Records from a data collection:
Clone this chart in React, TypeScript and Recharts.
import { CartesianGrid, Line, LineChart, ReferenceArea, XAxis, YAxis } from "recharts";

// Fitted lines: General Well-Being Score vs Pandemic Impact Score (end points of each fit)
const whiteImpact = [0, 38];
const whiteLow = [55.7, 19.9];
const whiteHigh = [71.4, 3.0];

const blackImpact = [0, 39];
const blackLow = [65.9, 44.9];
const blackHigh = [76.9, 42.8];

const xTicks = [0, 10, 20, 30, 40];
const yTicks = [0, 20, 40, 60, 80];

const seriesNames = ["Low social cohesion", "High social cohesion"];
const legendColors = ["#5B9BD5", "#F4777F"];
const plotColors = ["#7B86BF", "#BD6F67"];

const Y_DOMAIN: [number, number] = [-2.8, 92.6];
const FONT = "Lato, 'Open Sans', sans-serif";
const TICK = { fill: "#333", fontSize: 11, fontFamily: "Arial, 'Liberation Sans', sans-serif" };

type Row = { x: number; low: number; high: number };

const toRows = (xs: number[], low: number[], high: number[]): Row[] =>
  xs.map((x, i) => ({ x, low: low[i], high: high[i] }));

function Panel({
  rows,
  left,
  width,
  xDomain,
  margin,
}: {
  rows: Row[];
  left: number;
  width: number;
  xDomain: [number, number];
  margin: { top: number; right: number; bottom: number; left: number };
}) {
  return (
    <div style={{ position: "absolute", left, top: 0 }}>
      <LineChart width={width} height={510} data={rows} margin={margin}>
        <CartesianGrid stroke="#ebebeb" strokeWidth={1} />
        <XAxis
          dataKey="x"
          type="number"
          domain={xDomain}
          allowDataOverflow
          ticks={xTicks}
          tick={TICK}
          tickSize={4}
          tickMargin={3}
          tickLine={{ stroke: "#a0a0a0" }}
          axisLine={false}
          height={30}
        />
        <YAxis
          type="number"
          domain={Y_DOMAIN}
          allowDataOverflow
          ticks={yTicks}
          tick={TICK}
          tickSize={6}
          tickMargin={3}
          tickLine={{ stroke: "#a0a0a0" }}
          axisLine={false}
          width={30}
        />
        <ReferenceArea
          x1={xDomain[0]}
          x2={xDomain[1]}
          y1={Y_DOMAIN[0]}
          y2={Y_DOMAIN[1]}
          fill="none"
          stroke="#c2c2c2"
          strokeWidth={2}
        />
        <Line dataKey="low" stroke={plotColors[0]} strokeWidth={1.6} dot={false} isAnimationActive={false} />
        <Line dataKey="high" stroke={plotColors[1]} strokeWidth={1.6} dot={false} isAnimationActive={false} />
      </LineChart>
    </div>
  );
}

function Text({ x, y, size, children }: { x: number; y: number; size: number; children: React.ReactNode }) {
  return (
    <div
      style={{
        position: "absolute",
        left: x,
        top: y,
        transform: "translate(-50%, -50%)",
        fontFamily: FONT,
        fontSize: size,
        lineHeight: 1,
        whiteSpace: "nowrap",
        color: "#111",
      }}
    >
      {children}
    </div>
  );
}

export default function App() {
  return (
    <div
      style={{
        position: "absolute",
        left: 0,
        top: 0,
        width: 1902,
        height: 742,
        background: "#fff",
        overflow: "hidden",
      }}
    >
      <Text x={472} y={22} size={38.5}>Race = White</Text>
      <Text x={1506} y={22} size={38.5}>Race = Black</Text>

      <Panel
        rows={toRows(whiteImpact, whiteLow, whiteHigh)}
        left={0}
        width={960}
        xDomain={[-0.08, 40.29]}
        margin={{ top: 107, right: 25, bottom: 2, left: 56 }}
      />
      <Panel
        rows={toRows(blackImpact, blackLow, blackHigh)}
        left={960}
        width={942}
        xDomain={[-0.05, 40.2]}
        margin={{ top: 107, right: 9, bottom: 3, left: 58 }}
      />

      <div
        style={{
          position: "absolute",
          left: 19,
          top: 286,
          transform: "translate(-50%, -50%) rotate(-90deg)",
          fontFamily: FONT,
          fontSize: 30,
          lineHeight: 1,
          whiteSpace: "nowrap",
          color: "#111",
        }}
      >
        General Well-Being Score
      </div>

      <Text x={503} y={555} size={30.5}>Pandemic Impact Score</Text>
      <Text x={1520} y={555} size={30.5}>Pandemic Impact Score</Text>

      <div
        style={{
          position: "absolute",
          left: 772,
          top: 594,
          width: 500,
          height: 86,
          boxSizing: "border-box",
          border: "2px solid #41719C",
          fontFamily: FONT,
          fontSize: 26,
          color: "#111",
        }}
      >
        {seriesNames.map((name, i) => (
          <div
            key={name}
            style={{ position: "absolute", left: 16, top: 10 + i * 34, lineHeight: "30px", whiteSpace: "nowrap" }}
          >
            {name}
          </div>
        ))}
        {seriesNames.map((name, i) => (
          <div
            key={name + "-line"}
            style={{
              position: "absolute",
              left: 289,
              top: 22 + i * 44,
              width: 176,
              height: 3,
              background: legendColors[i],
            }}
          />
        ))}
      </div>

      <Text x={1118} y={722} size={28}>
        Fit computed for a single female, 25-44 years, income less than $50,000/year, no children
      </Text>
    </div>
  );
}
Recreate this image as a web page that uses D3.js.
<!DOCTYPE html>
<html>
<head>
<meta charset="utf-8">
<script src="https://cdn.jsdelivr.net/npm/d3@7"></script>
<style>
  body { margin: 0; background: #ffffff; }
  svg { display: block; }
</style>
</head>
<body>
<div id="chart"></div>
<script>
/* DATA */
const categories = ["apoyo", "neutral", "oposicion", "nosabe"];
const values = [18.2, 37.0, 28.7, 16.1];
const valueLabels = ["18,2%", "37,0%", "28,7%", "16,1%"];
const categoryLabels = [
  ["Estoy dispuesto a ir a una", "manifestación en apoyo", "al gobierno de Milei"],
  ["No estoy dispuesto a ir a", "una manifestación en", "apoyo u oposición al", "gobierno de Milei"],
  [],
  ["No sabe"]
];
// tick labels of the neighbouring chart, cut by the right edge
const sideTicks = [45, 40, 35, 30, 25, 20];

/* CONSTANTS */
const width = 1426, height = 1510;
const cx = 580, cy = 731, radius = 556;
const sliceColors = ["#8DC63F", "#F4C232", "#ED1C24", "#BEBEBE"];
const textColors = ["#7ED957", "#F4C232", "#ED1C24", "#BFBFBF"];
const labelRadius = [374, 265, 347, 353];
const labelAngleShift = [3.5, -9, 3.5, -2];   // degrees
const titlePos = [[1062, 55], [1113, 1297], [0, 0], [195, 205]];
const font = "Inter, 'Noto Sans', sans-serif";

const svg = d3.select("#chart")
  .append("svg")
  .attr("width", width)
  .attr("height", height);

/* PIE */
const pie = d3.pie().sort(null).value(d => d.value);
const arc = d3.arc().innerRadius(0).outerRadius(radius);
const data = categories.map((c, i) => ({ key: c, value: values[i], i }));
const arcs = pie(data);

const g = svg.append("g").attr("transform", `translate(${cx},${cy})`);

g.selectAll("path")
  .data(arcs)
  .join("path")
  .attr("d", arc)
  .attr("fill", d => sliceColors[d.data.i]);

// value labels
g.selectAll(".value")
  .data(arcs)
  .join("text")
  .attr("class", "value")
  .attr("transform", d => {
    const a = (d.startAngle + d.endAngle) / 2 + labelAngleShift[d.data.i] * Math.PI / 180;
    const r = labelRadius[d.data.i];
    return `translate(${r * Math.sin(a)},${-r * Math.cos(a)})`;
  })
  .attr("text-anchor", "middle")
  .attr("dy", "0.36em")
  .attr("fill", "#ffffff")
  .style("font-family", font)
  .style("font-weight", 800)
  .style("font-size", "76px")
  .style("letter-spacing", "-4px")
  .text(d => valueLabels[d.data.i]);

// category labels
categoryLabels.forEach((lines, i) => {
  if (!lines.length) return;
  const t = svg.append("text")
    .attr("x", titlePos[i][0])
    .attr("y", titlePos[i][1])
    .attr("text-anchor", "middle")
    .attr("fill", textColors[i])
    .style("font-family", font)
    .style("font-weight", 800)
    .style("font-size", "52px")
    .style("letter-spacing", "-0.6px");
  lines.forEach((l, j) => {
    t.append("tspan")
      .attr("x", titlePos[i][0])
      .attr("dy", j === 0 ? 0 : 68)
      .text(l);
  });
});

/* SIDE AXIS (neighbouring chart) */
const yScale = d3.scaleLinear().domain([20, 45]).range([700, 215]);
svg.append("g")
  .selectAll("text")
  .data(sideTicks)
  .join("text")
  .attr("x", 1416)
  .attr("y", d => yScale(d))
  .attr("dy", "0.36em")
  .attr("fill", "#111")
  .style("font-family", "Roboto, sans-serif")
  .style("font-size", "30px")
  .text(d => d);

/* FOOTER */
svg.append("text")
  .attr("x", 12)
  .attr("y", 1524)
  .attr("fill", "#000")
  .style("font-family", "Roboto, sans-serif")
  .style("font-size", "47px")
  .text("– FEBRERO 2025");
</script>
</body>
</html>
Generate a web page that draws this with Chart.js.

§ **Task brief**
Up to and including the line with "const yTicks = [0, 20, 40, 60, 80];", repeat the data exactly, starting from its first line; nothing else belongs in the response.

§ **Answer to the problem**
Clone this chart in React, TypeScript and Recharts.
import { CartesianGrid, Line, LineChart, ReferenceArea, XAxis, YAxis } from "recharts";

// Fitted lines: General Well-Being Score vs Pandemic Impact Score (end points of each fit)
const whiteImpact = [0, 38];
const whiteLow = [55.7, 19.9];
const whiteHigh = [71.4, 3.0];

const blackImpact = [0, 39];
const blackLow = [65.9, 44.9];
const blackHigh = [76.9, 42.8];

const xTicks = [0, 10, 20, 30, 40];
const yTicks = [0, 20, 40, 60, 80];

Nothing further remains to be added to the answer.